Да ведь плохим было одно: натурфилософское желание вернуть картине природы нерушимую непрерывность и ради этого постараться все сотворить из волн.
Преувеличивалась их возможная конструктивная роль. Но сами «волны материи» были правдивым физическим образом того, что действительно наблюдалось в природе. Изгонялась мысль об электронах–частицах, но они сами сохранялись под волновым псевдонимом «пены».
Шредингер предавал анафеме квантовые скачки по энергетической лестнице в атоме. (Мы уже слышали и еще услышим эти его проклятья.) Но он же нашел волновое оправдание для квантовых чисел, нумерующих скачкообразную череду ступеней и ступенек на этой лестнице.
Короче, все, что с натурфилософской пристрастностью отвергалось автором как негодное, с математическим бесстрастием прекрасно описывалось его уравнением. Оттого оно и сразу начало исправно служить физике.
Впрочем, не сразу… Точнее, не сразу оно приняло у Шредингера исправную форму. А случилось это как раз из–за того, что он не был осведомлен о спине. Ирония истории: именно тогда, когда высокообразованный исследователь рассчитывал стереть с картины микромира все пунктирные черты, неожиданно открылась в этой картине еще одна черта квантовой прерывистости — двузначность электрона.

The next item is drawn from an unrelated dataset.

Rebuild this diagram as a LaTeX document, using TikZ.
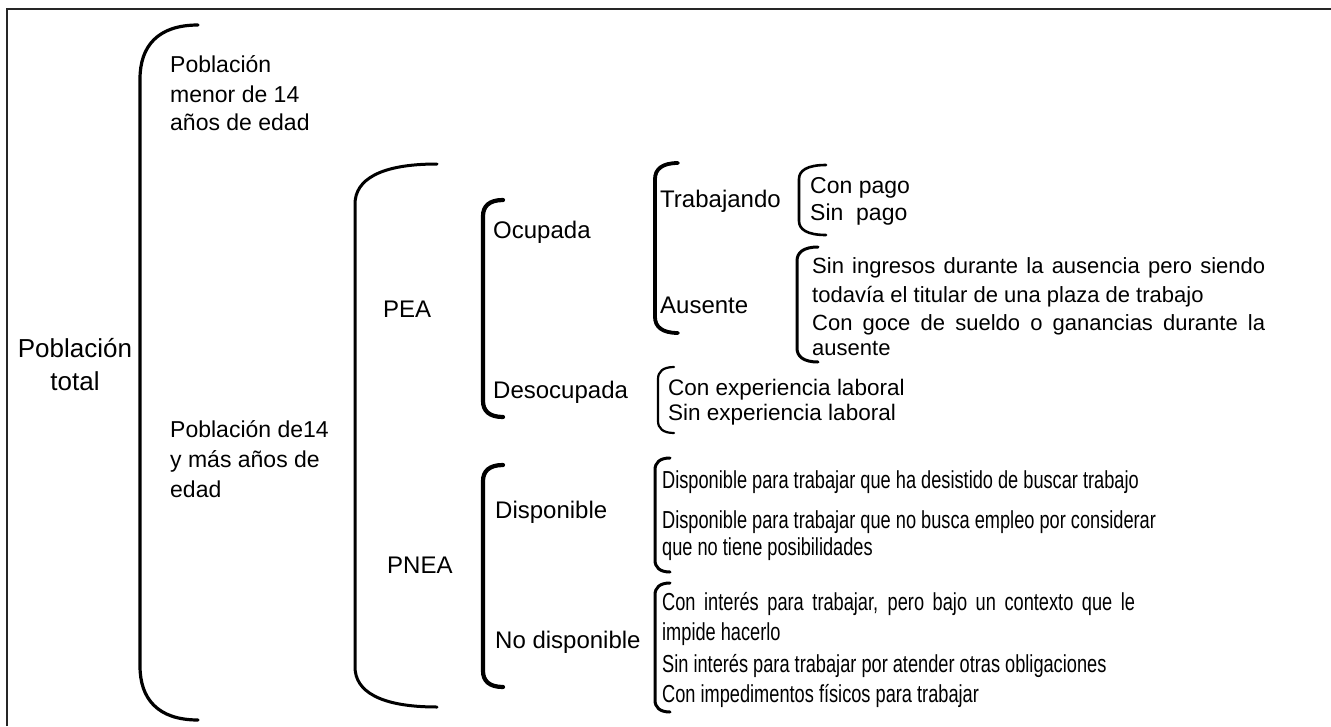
\documentclass[tikz,border=0pt]{standalone}
\usepackage{fontspec}
\setmainfont{Liberation Sans}
\newfontfamily\narrowfont[FakeStretch=0.74]{Liberation Sans}
\newcommand{\brak}[6]{%
  \draw[line width=#6, line cap=round] (#2,#3) .. controls ({#1+0.3*(#2-#1)},#3) and (#1,{#3+0.4*#5}) .. (#1,{#3+#5}) -- (#1,{#4-#5}) .. controls (#1,{#4-0.4*#5}) and ({#1+0.3*(#2-#1)},#4) .. (#2,#4);}
\begin{document}
\begin{tikzpicture}[x=1pt,y=-1pt,
  lbl/.style={inner sep=0pt, anchor=base west, font=\fontsize{23}{28}\selectfont},
  lblb/.style={inner sep=0pt, anchor=base west, font=\fontsize{24}{29}\selectfont},
  lblc/.style={inner sep=0pt, anchor=base, font=\fontsize{26}{33}\selectfont},
  lbls/.style={inner sep=0pt, anchor=base west, font=\fontsize{22}{27}\selectfont},
  lbln/.style={inner sep=0pt, anchor=base west, font=\narrowfont\fontsize{24.6}{29}\selectfont},
  frame/.style={line width=1.4pt, draw=black!85}]
\useasboundingbox (0,0) rectangle (1331,726);
\draw[frame] (7,726) -- (7,9) -- (1331,9);

% brackets
\brak{140}{198}{25}{720}{54}{3.2pt}
\brak{355}{437}{164}{707}{40}{3pt}
\brak{483}{503}{200}{417}{16}{4.2pt}
\brak{483}{503}{465}{687}{16}{4.2pt}
\brak{655}{678}{163}{333}{16}{3.8pt}
\brak{799}{826}{165}{235}{14}{2.6pt}
\brak{797}{818}{247}{362}{14}{3pt}
\brak{658}{674}{367}{433}{12}{2.2pt}
\brak{655}{670}{458}{572}{12}{3pt}
\brak{655}{670}{583}{712}{12}{3pt}

% level 0
\node[lblc] (pt1) at (75,357) {Población};
\node[lblc] (pt2) at (75,390) {total};

% level 1
\node[lbl] (pm1) at (170,72) {Población};
\node[lbl] (pm2) at (170,102) {menor de 14};
\node[lbl] (pm3) at (170,130) {años de edad};
\node[lbl] (pd1) at (170,437) {Población de14};
\node[lbl] (pd2) at (170,467) {y más años de};
\node[lbl] (pd3) at (170,497) {edad};

% level 2
\node[lblb] (pea) at (383,317) {PEA};
\node[lblb] (pnea) at (387,573) {PNEA};

% level 3
\node[lblb] (ocu) at (493,238) {Ocupada};
\node[lblb] (deso) at (493,398) {Desocupada};
\node[lblb] (disp) at (495,518) {Disponible};
\node[lblb] (nodisp) at (495,648) {No disponible};

% level 4
\node[lblb] (trab) at (660,207) {Trabajando};
\node[lblb] (aus) at (660,313) {Ausente};

\node[lbl] (cp) at (810,193) {Con pago};
\node[lbl] (sp) at (810,220) {Sin\ \ pago};

\node[lbls] (a1) at (812,273) {\makebox[453pt][s]{Sin ingresos durante la ausencia pero siendo}};
\node[lbls] (a2) at (812,302) {todavía el titular de una plaza de trabajo};
\node[lbls] (a3) at (812,330) {\makebox[453pt][s]{Con goce de sueldo o ganancias durante la}};
\node[lbls] (a4) at (812,355) {ausente};

\node[lbls,font=\fontsize{22.5}{27}\selectfont] (ce) at (668,395) {Con experiencia laboral};
\node[lbls,font=\fontsize{22.5}{27}\selectfont] (se) at (668,420) {Sin experiencia laboral};

\node[lbln] (d1) at (662,488) {Disponible para trabajar que ha desistido de buscar trabajo};
\node[lbln] (d2) at (662,528) {Disponible para trabajar que no busca empleo por considerar};
\node[lbln] (d3) at (662,555) {que no tiene posibilidades};

\node[lbln] (n1) at (662,610) {\makebox[473pt][s]{Con interés para trabajar, pero bajo un contexto que le}};
\node[lbln] (n2) at (662,640) {impide hacerlo};
\node[lbln] (n3) at (662,672) {Sin interés para trabajar por atender otras obligaciones};
\node[lbln] (n4) at (662,702) {Con impedimentos físicos para trabajar};
\end{tikzpicture}
\end{document}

А он этого не знал. И потому не смог этого учесть.
Очевидно, когда он спускался из альпийской Арозы в летний Цюрих 25–го года, у него уже было с собой искомое уравнение в первом варианте. Или — метод его построения. Впоследствии Поль Дирак услышал от него, что он
«…немедленно приложил свой метод к движению электрона в водородном атоме, должным образом приняв во внимание формулы теории относительности для такого электрона… Результаты вычислений не сошлись с данными наблюдений… Он был глубоко разочарован, умозаключил, что метод его непригоден, и оставил этот метод».
Оставил! Судьба волновой механики в тот момент повисла на волоске. Потому на волоске, что метод–то был совершенно пригоден, и физика непростительно задержалась бы в пути, если б Шредингер оставил свой метод совсем. Причина неудачи крылась в другом, и он просто не мог еще ее распознать.
Он полагал, что «должным образом» принял во внимание теорию относительности. Между тем для того, чтобы сделать это и вправду должным образом, надо было, кроме эффекта огромной скорости электрона, принять во внимание и его собственное вращение — его спин.
Отчего и как… — это из разряда подробностей, неподвластных нашему рассказу. А показал «отчего и как» именно тот, кому Шредингер позднее исповедался в своей временной неудаче: Поль Дирак. В 1928 году Дирак совершил теоретический подвиг, равный шредингеровскому, создав релятивистское уравнение для квантовой механики.
…Да, Шредингеру удалось совершить свой подвиг только в два приема. К счастью, первое разочарование не обезволило его. Слишком дорога была ему руководившая им идея.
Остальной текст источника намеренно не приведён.